The problem with that assertion is that Tralla (like most feminists) forgets the human phenomenological reactions that are immediate and direct. Most people, whether adults or teenage boys, will either feel embarrassment for Tralla or look away because the sagginess of the fat flesh is not beautiful by any standards. She may have inherent dignity as a human being, but she has erased any exterior dignity by wandering the gallery naked, trying to express the rawness that all artists/activists seem to be fond of today. In the process, however, she has lost her humanity.

The second issue with this event has to do with the people who find her brave in her performative art. Just like the chorus that’s screaming “sexual abuse!,” the supporters of her act don’t seem to have any aesthetic judgment. They’re getting on Tralla’s political and ideological bandwagon and claiming PC moralism, and ultimately, they’re not evaluating her supposedly artistic act aesthetically. But the situation then unravels another set of problems, namely whether Tralla’s little performance piece can really be evaluated aesthetically? What criteria should be used to judge it in such a way? If there are no criteria, and if we can’t even mention words such as “ugliness” or “beauty” when judging art, then could we not say that the critics who took a (albeit extreme) moral approach (“sex abuse”) had no choice but to make such a judgment?

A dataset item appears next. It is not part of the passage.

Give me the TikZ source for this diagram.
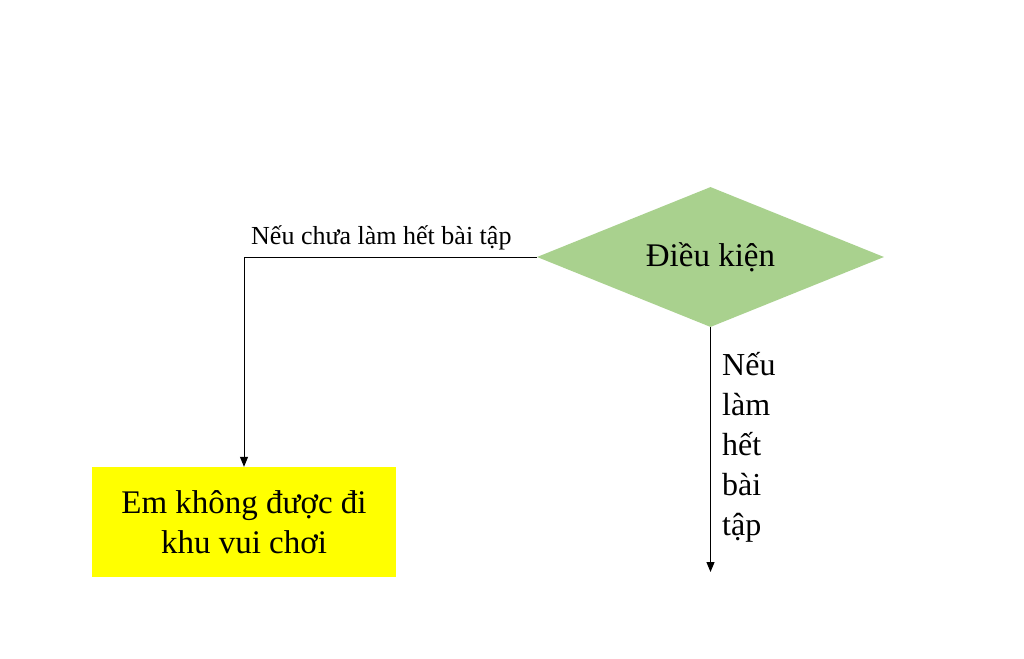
\documentclass[tikz,border=0pt]{standalone}
\usepackage{fontspec}
\setmainfont{Liberation Serif}
\usetikzlibrary{shapes.geometric,arrows.meta}
\definecolor{dgreen}{HTML}{A9D18E}
\definecolor{byellow}{HTML}{FFFF00}
\tikzset{
  cond/.style={diamond, fill=dgreen, inner sep=0pt, minimum width=347pt, minimum height=140pt, aspect=2.48, font=\fontsize{33}{40}\selectfont},
  outbox/.style={rectangle, fill=byellow, inner sep=0pt, minimum width=304pt, minimum height=110pt, align=center, font=\fontsize{33}{40}\selectfont},
  conn/.style={line width=1pt, -{Triangle[length=10pt,width=8pt]}},
  lbl/.style={inner sep=0pt, font=\fontsize{26}{30}\selectfont},
  vlbl/.style={inner sep=0pt, align=left, font=\fontsize{32}{40}\selectfont}
}
\begin{document}
\begin{tikzpicture}[x=1pt,y=-1pt]
\fill[white] (0,0) rectangle (1024,658);
\useasboundingbox (0,0) rectangle (1024,658);
\node[cond] (c) at (710.5,257) {Điều kiện};
\node[outbox] (no) at (244,522) {Em không được đi\\khu vui chơi};
\coordinate (yes) at (710.5,572);
\draw[conn] (c.west) -| (no.north);
\draw[conn] (c.south) -- (yes);
\node[lbl, anchor=base west] (l1) at (251,244) {Nếu chưa làm hết bài tập};
\node[vlbl, anchor=base west] (l2) at (722,535) {Nếu\\làm\\hết\\bài\\tập};
\end{tikzpicture}
\end{document}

Sometimes performance art can be done well. Marina Abramović is the founding mother of post-modern performance art and I’d say that this form has been perfected and enacted appropriately. Love it or hate it (generally, I’m not in favor of deconstructive performance art), but Abramović’s acts have philosophical and artistic foundations, and are lending themselves to being evaluated aesthetically.

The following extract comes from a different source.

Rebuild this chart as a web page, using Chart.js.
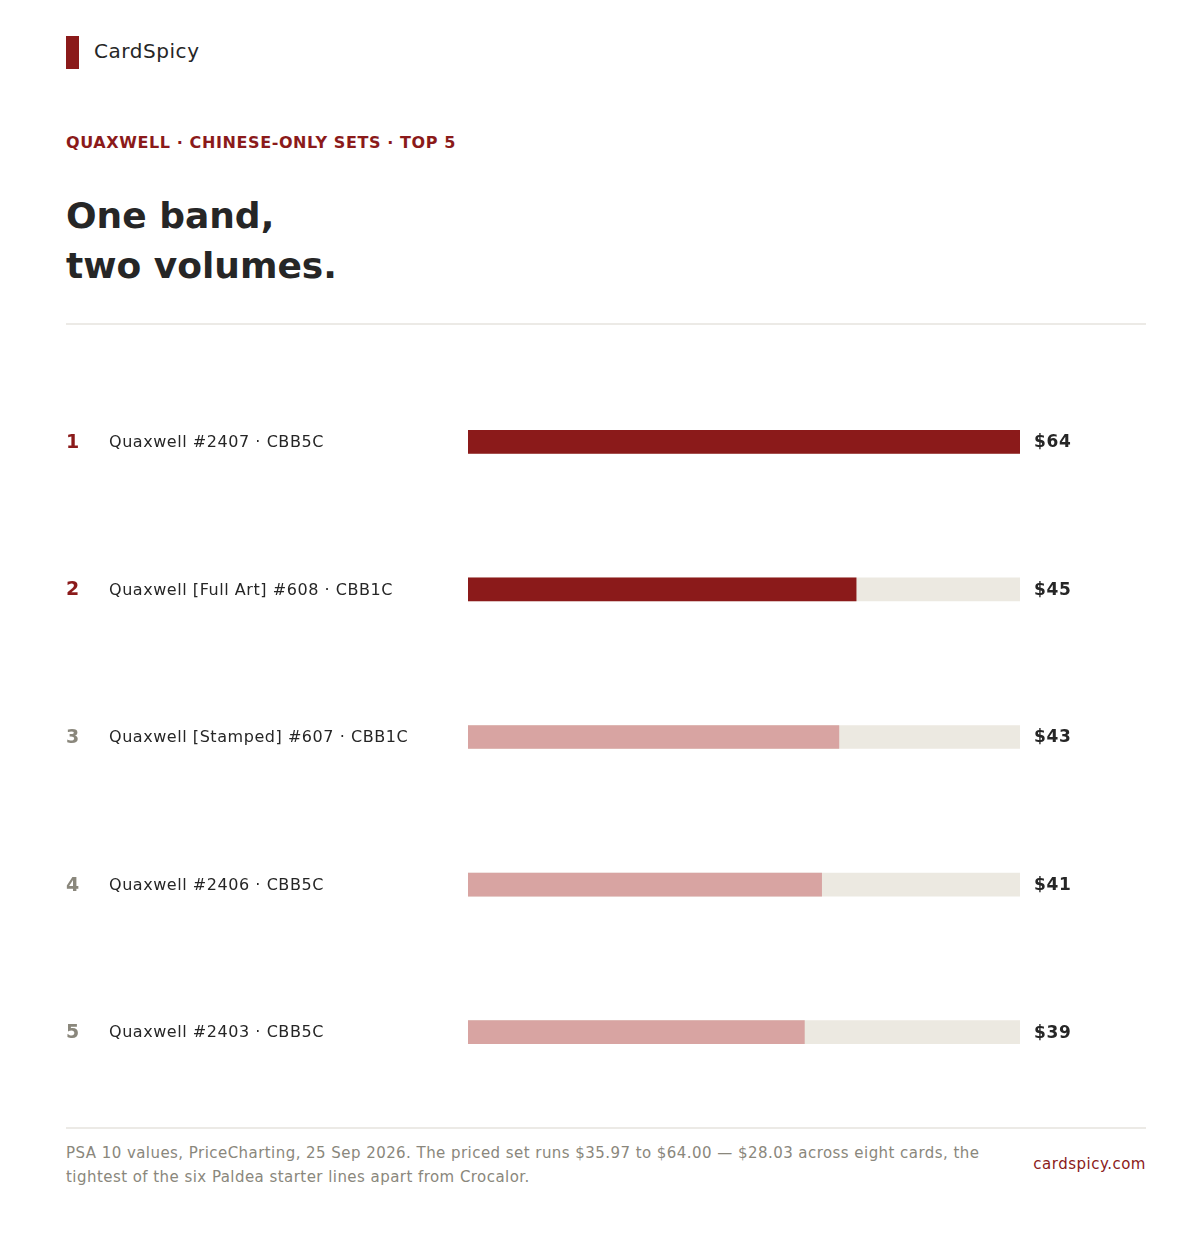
<!DOCTYPE html>
<html>
<head>
<meta charset="utf-8">
<script src="https://cdn.jsdelivr.net/npm/chart.js@4.4.1/dist/chart.umd.min.js"></script>
<style>
  html, body { margin: 0; padding: 0; background: #fff; }
  body { width: 1200px; height: 1250px; position: relative; font-family: "DejaVu Sans", sans-serif; color: #262626; }
  .brand { position: absolute; left: 66px; top: 36px; height: 33px; }
  .brand .mark { position: absolute; left: 0; top: 0; width: 13px; height: 33px; background: #8b1a1a; }
  .brand .name { position: absolute; left: 28px; top: 3px; font-size: 20px; letter-spacing: 0.55px; line-height: 24px; white-space: nowrap; color: #262626; }
  .eyebrow { position: absolute; left: 66px; top: 133px; font-size: 16px; font-weight: bold; letter-spacing: 0.6px; color: #8b1a1a; white-space: nowrap; }
  h1 { position: absolute; left: 66px; top: 191px; margin: 0; font-size: 36px; line-height: 50px; font-weight: bold; color: #262626; }
  .rule { position: absolute; left: 66px; width: 1080px; height: 2px; background: #eceae6; }
  .chart-wrap { position: absolute; left: 66px; top: 330px; width: 1080px; height: 790px; }
  .foot { position: absolute; left: 66px; top: 1141px; width: 940px; font-size: 15px; letter-spacing: 0.45px; line-height: 24px; color: #8a877c; }
  .site { position: absolute; right: 54px; top: 1155px; font-size: 15px; letter-spacing: 0.5px; color: #8b1a1a; }
</style>
</head>
<body>
<div class="brand"><div class="mark"></div><div class="name">CardSpicy</div></div>
<div class="eyebrow">QUAXWELL · CHINESE-ONLY SETS · TOP 5</div>
<h1>One band,<br>two volumes.</h1>
<div class="rule" style="top:323px"></div>
<div class="chart-wrap"><canvas id="bars"></canvas></div>
<div class="rule" style="top:1127px"></div>
<div class="foot">PSA 10 values, PriceCharting, 25 Sep 2026. The priced set runs $35.97 to $64.00 — $28.03 across eight cards, the tightest of the six Paldea starter lines apart from Crocalor.</div>
<div class="site">cardspicy.com</div>

<script>
const ranks = ["1", "2", "3", "4", "5"];
const cards = [
  "Quaxwell #2407 · CBB5C",
  "Quaxwell [Full Art] #608 · CBB1C",
  "Quaxwell [Stamped] #607 · CBB1C",
  "Quaxwell #2406 · CBB5C",
  "Quaxwell #2403 · CBB5C"
];
const prices = [64, 45, 43, 41, 39];
const price_labels = ["$64", "$45", "$43", "$41", "$39"];
const scale_max = 64;

const red = "#8b1a1a";
const pink = "#d8a4a2";
const track = "#ece9e1";
const grey = "#8a877c";

const bar_colors = prices.map((v, i) => (i < 2 ? red : pink));
const rank_colors = prices.map((v, i) => (i < 2 ? red : grey));

// rank, card name and price drawn beside each row
const rowText = {
  id: "rowText",
  afterDatasetsDraw(chart) {
    const ctx = chart.ctx;
    const y_scale = chart.scales.y;
    const x_scale = chart.scales.x;
    ctx.save();
    ctx.textBaseline = "middle";
    ctx.textAlign = "left";
    cards.forEach((name, i) => {
      const y = y_scale.getPixelForValue(i) + 1;
      ctx.letterSpacing = "0px";
      ctx.font = "bold 19px 'DejaVu Sans'";
      ctx.fillStyle = rank_colors[i];
      ctx.fillText(ranks[i], 0, y);
      ctx.letterSpacing = "0.55px";
      ctx.font = "16px 'DejaVu Sans'";
      ctx.fillStyle = "#262626";
      ctx.fillText(name, 43, y);
      ctx.letterSpacing = "0.7px";
      ctx.font = "bold 17px 'DejaVu Sans'";
      ctx.fillText(price_labels[i], x_scale.getPixelForValue(scale_max) + 14, y);
    });
    ctx.restore();
  },
};

new Chart(document.getElementById("bars"), {
  type: "bar",
  data: {
    labels: cards,
    datasets: [
      {
        label: "Price",
        data: prices,
        backgroundColor: bar_colors,
        barThickness: 23,
        grouped: false,
        order: 1,
      },
      {
        label: "Track",
        data: cards.map(() => scale_max),
        backgroundColor: track,
        barThickness: 23,
        grouped: false,
        order: 2,
      },
    ],
  },
  options: {
    indexAxis: "y",
    animation: { duration: 0 },
    responsive: true,
    maintainAspectRatio: false,
    layout: { padding: { left: 402, right: 126, top: 38, bottom: 14 } },
    plugins: { legend: { display: false }, tooltip: { enabled: false } },
    scales: {
      x: { min: 0, max: scale_max, display: false },
      y: { display: false },
    },
  },
  plugins: [rowText],
});
</script>
</body>
</html>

This isn’t the case with Tralla, or any more recent attempts at performance art (“The Mattress Girl” comes to mind). The problem rests on the fact that art for art’s sake doesn’t exist anymore. Everything is political and ideological. Even the paintings that Tralla was performatively boycotting and ultimately censoring were merely a series of nudes that involved some kind of tepid violence against female nudity. Just like Tralla’s act, this too only perpetuates dullness in art. There’s absolutely nothing in either one of these expressions that alludes to perennial questions about beauty. Even ugliness can be beautiful but in order for it reach that point, it has to be human and free of political manifestos.